Not much has happened and yet I want this blog to represent more of my life than mere book posts, even books and the ability to escape into the pages of a book is much of what makes life tolerable.
1. I finished another knitting project, an open-work wool scarf knit out of a DK-weight wool, Colorissimo by Lana Grossa. I am very happy with this project and look forward to wearing it even though I can safely assume that it will be a few months yet before this appears regularly in my wardrobe.
2. I also realized that I made an erroneous assumption somewhere along the line. I started the year thinking I would continue this blog, and also reconnect with my sewing and knitting blogs. For a few months I manage to do so. Then life intervened and I struggled. At some point I decided that running multiple blogs was a silly idea and I abandoned it. I was wrong.
I realize now that decision was fueled by exhaustion, by my inability to really keep up with much of anything in life, in fact fueled by chemotherapy and my struggle withe the initial adriamycin/cytoxan regimen.
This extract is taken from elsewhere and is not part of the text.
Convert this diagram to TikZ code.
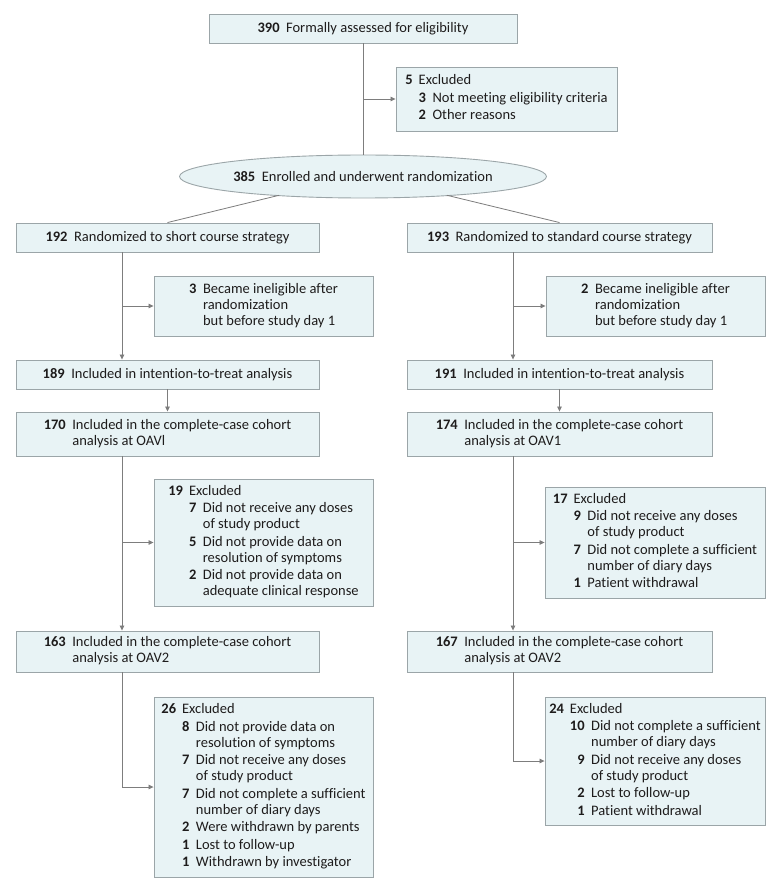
\documentclass[tikz,border=0pt]{standalone}
\usepackage{fontspec}
\setmainfont{Carlito}[Ligatures=CommonOff]
\usetikzlibrary{arrows.meta,shapes.geometric,calc}
\definecolor{boxfill}{RGB}{232,243,245}
\definecolor{boxline}{RGB}{155,165,168}
\definecolor{connc}{RGB}{125,125,125}
\definecolor{txt}{RGB}{30,28,28}
\newcommand{\hdr}[2]{\textbf{#1}\hspace{6.5pt}#2}
\newcommand{\itm}[1]{\textbf{#1}}
\begin{document}
\begin{tikzpicture}[x=1pt,y=-1pt,
  box/.style={draw=boxline,fill=boxfill,line width=0.9pt,inner sep=0pt,text=txt,
    font=\fontsize{14.5}{16}\selectfont},
  conn/.style={draw=connc,line width=0.8pt},
  arr/.style={conn,-{Triangle[length=5pt,width=4.5pt]}}]
\useasboundingbox[fill=white] (0,0) rectangle (780,890);

% top
\node[box,minimum width=308,minimum height=29] (top) at (363,28.5) {\hdr{390}{Formally assessed for eligibility}};
\node[box,minimum width=221,minimum height=64] (ex1) at (506.5,99) {%
\begin{tabular}{@{}r@{\hspace{6pt}}r@{\hspace{6.5pt}}l@{}}
\itm{5} & \multicolumn{2}{@{}l@{}}{Excluded}\\[1.8pt]
 & \itm{3} & Not meeting eligibility criteria\\[1.8pt]
 & \itm{2} & Other reasons
\end{tabular}};
\node[box,ellipse,minimum width=348,minimum height=43] (enr) at (363,176.5) {\hdr{385}{Enrolled and underwent randomization}};

% left column
\node[box,minimum width=303,minimum height=29] (b192) at (167.5,237.5) {\hdr{192}{Randomized to short course strategy}};
\node[box,minimum width=219,minimum height=60] (s3) at (263.5,306) {%
\begin{tabular}{@{}r@{\hspace{6.5pt}}l@{}}
\itm{3} & Became ineligible after\\
 & randomization\\
 & but before study day 1
\end{tabular}};
\node[box,minimum width=303,minimum height=29] (b189) at (167.5,374.5) {\hdr{189}{Included in intention-to-treat analysis}};
\node[box,minimum width=303,minimum height=44] (b170) at (167.5,434) {%
\begin{tabular}{@{}r@{\hspace{6.5pt}}l@{}}
\itm{170} & Included in the complete-case cohort\\
 & analysis at OAVl
\end{tabular}};
\node[box,minimum width=219,minimum height=127] (s19) at (263.5,542.5) {%
\begin{tabular}{@{}r@{\hspace{6pt}}r@{\hspace{6.5pt}}l@{}}
\itm{19} & \multicolumn{2}{@{}l@{}}{Excluded}\\[1.5pt]
 & \itm{7} & Did not receive any doses\\
 & & of study product\\[1.5pt]
 & \itm{5} & Did not provide data on\\
 & & resolution of symptoms\\[1.5pt]
 & \itm{2} & Did not provide data on\\
 & & adequate clinical response
\end{tabular}};
\node[box,minimum width=303,minimum height=41] (b163) at (167.5,651.5) {%
\begin{tabular}{@{}r@{\hspace{6.5pt}}l@{}}
\itm{163} & Included in the complete-case cohort\\
 & analysis at OAV2
\end{tabular}};
\node[box,minimum width=219,minimum height=180] (s26) at (263.5,787) {%
\begin{tabular}{@{}r@{\hspace{6pt}}r@{\hspace{6.5pt}}l@{}}
\itm{26} & \multicolumn{2}{@{}l@{}}{Excluded}\\[1.5pt]
 & \itm{8} & Did not provide data on\\
 & & resolution of symptoms\\[1.5pt]
 & \itm{7} & Did not receive any doses\\
 & & of study product\\[1.5pt]
 & \itm{7} & Did not complete a sufficient\\
 & & number of diary days\\[1.5pt]
 & \itm{2} & Were withdrawn by parents\\[1.5pt]
 & \itm{1} & Lost to follow-up\\[1.5pt]
 & \itm{1} & Withdrawn by investigator
\end{tabular}};

% right column
\node[box,minimum width=305,minimum height=29] (b193) at (559.5,237.5) {\hdr{193}{Randomized to standard course strategy}};
\node[box,minimum width=219,minimum height=60] (s2) at (655.5,306) {%
\begin{tabular}{@{}r@{\hspace{6.5pt}}l@{}}
\itm{2} & Became ineligible after\\
 & randomization\\
 & but before study day 1
\end{tabular}};
\node[box,minimum width=305,minimum height=29] (b191) at (559.5,374.5) {\hdr{191}{Included in intention-to-treat analysis}};
\node[box,minimum width=305,minimum height=44] (b174) at (559.5,434) {%
\begin{tabular}{@{}r@{\hspace{6.5pt}}l@{}}
\itm{174} & Included in the complete-case cohort\\
 & analysis at OAV1
\end{tabular}};
\node[box,minimum width=220,minimum height=111] (s17) at (655,542.5) {%
\begin{tabular}{@{}r@{\hspace{6pt}}r@{\hspace{6.5pt}}l@{}}
\itm{17} & \multicolumn{2}{@{}l@{}}{Excluded}\\[1.5pt]
 & \itm{9} & Did not receive any doses\\
 & & of study product\\[1.5pt]
 & \itm{7} & Did not complete a sufficient\\
 & & number of diary days\\[1.5pt]
 & \itm{1} & Patient withdrawal
\end{tabular}};
\node[box,minimum width=305,minimum height=41] (b167) at (559.5,651.5) {%
\begin{tabular}{@{}r@{\hspace{6.5pt}}l@{}}
\itm{167} & Included in the complete-case cohort\\
 & analysis at OAV2
\end{tabular}};
\node[box,minimum width=220,minimum height=128] (s24) at (655,761) {%
\begin{tabular}{@{}r@{\hspace{6pt}}r@{\hspace{6.5pt}}l@{}}
\itm{24} & \multicolumn{2}{@{}l@{}}{Excluded}\\[1.5pt]
 & \itm{10} & Did not complete a sufficient\\
 & & number of diary days\\[1.5pt]
 & \itm{9} & Did not receive any doses\\
 & & of study product\\[1.5pt]
 & \itm{2} & Lost to follow-up\\[1.5pt]
 & \itm{1} & Patient withdrawal
\end{tabular}};

% connectors
\coordinate (L) at (122,0);
\coordinate (R) at (513,0);
\coordinate (eL) at ($(enr.center)+(-84,18.8)$);
\coordinate (eR) at ($(enr.center)+(84,18.8)$);

\draw[conn] (top.south) -- (enr.north);
\draw[arr] (top.south |- ex1.west) -- (ex1.west);
\draw[conn] (eL) -- (b192.north);
\draw[conn] (eR) -- (b193.north);

\draw[arr] (b192.south -| L) -- (b189.north -| L);
\draw[arr] (s3.west -| L) -- (s3.west);
\draw[arr] (b189.south) -- (b170.north);
\draw[arr] (b170.south -| L) -- (b163.north -| L);
\draw[arr] (s19.west -| L) -- (s19.west);
\draw[arr] (b163.south -| L) |- (s26.west);

\draw[arr] (b193.south -| R) -- (b191.north -| R);
\draw[arr] (s2.west -| R) -- (s2.west);
\draw[arr] (b191.south) -- (b174.north);
\draw[arr] (b174.south -| R) -- (b167.north -| R);
\draw[arr] (s17.west -| R) -- (s17.west);
\draw[arr] (b167.south -| R) |- (s24.west);
\end{tikzpicture}
\end{document}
My mistake was to assume that, because my previous goals seemed impossible in that moment, they would also be impossible in the future. Life under my current paclitaxel regimen is easier in many ways than that previous regimen, but not without its complications and difficulties. Still, my head, at least is clearer. Although I realize that all of my assumptions about life and my priorities pre-2020 are no longer viable, not all of those assumptions should be tossed into the refuse bin.
Hence I have resumed writing on purlsandmurmurs. This week I wrote three posts on that blog, two catching up with finished projects, and one about the newly completed scarf show above, basically bringing that blog up to date since my last post in April. I will continue with both blogs and eventually reengage with my sewing blog as well. I am now imagining a trio of overlapping circles. They do not have to be completely separate; there will be some overlap between them, but overall they form a balanced whole.
3. Following a recommendation on Frances's blog, I watched the Korean Series Navillera on Netflix. I thoroughly enjoyed this program and felt it was incredibly well written and balanced with good development of all the characters, both the primary characters and the supporting roles, throughout the program. It helped me considerably with my knitting, but as the program was in Korean with English subtitles, it would have been easy enough and engaging enough to enjoy without a knitting project in my hands. Indeed there were quite a few times I needed to look at the TV and not my lace crossovers, which also provided the necessary balance my neuropathy-addled fingers needed.
As an aside, I cannot begin to tell you how hard I find it to take a photo of a picture on my TV screen. Just capturing the photo above took me days of repeating and freezing the screen and balancing my own native inclination to shoot everything crooked and out of focus. My brothers will tell me how much this frustrated them even when we were in high school. I must have taken well over 100 photos. Apparently my personal sense of being somewhat slightly out of focus with the world is deeply embedded. But then I suspect that life without challenges and complications would be a boring life indeed.